[BEGIN AVAILABLE DATA]
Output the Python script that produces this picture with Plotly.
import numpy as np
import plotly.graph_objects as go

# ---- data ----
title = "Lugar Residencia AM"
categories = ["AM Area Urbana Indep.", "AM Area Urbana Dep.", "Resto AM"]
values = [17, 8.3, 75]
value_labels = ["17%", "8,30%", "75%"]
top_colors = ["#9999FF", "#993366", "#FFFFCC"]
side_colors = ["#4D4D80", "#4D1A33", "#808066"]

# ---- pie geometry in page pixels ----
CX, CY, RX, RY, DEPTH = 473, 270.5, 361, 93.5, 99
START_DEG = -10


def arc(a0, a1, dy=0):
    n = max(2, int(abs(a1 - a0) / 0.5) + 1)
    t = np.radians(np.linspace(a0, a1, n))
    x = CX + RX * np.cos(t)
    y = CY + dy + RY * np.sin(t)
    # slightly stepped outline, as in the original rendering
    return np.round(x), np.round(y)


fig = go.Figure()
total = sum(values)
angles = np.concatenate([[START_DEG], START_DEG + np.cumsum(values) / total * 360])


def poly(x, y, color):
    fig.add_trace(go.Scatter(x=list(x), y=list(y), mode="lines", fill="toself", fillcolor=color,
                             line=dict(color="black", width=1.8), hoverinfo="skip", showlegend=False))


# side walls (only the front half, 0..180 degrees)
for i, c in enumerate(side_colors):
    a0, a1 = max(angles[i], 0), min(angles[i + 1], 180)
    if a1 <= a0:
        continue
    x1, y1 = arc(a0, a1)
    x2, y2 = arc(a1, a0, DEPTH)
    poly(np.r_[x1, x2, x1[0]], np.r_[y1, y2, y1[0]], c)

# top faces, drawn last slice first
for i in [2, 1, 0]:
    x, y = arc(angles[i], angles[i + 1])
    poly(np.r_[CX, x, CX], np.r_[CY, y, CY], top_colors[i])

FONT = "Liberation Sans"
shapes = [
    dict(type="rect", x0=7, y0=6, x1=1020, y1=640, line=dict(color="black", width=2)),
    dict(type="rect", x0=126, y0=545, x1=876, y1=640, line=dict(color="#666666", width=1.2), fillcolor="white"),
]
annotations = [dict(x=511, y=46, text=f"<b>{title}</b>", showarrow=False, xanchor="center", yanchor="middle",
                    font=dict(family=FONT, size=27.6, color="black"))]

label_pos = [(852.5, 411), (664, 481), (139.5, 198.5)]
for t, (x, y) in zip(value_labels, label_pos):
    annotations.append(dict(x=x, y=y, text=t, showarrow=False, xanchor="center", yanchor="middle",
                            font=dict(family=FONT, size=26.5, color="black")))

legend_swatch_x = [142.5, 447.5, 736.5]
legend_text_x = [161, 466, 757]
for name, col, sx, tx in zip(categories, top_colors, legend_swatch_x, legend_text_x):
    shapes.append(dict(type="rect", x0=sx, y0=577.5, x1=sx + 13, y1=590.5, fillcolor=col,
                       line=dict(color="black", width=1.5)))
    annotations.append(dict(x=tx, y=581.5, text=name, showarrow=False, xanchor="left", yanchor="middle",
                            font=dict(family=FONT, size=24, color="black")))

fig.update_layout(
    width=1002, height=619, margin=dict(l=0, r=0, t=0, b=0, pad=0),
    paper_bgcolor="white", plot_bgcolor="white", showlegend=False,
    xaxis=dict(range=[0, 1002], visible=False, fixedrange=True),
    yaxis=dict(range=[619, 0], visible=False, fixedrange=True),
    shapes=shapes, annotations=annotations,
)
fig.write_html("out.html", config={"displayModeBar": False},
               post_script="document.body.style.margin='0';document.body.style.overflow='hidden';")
[END AVAILABLE DATA]
• [GIVEN TASK]
From the first line of the data above to the line holding "poly(np.r_[CX, x, CX], np.r_[CY, y, CY], top_colors[i])", reproduce each line exactly; emit no other lines.

• [RESULT FOR THIS EXERCISE]
Output the Python script that produces this picture with Plotly.
import numpy as np
import plotly.graph_objects as go

# ---- data ----
title = "Lugar Residencia AM"
categories = ["AM Area Urbana Indep.", "AM Area Urbana Dep.", "Resto AM"]
values = [17, 8.3, 75]
value_labels = ["17%", "8,30%", "75%"]
top_colors = ["#9999FF", "#993366", "#FFFFCC"]
side_colors = ["#4D4D80", "#4D1A33", "#808066"]

# ---- pie geometry in page pixels ----
CX, CY, RX, RY, DEPTH = 473, 270.5, 361, 93.5, 99
START_DEG = -10


def arc(a0, a1, dy=0):
    n = max(2, int(abs(a1 - a0) / 0.5) + 1)
    t = np.radians(np.linspace(a0, a1, n))
    x = CX + RX * np.cos(t)
    y = CY + dy + RY * np.sin(t)
    # slightly stepped outline, as in the original rendering
    return np.round(x), np.round(y)


fig = go.Figure()
total = sum(values)
angles = np.concatenate([[START_DEG], START_DEG + np.cumsum(values) / total * 360])


def poly(x, y, color):
    fig.add_trace(go.Scatter(x=list(x), y=list(y), mode="lines", fill="toself", fillcolor=color,
                             line=dict(color="black", width=1.8), hoverinfo="skip", showlegend=False))


# side walls (only the front half, 0..180 degrees)
for i, c in enumerate(side_colors):
    a0, a1 = max(angles[i], 0), min(angles[i + 1], 180)
    if a1 <= a0:
        continue
    x1, y1 = arc(a0, a1)
    x2, y2 = arc(a1, a0, DEPTH)
    poly(np.r_[x1, x2, x1[0]], np.r_[y1, y2, y1[0]], c)

# top faces, drawn last slice first
for i in [2, 1, 0]:
    x, y = arc(angles[i], angles[i + 1])
    poly(np.r_[CX, x, CX], np.r_[CY, y, CY], top_colors[i])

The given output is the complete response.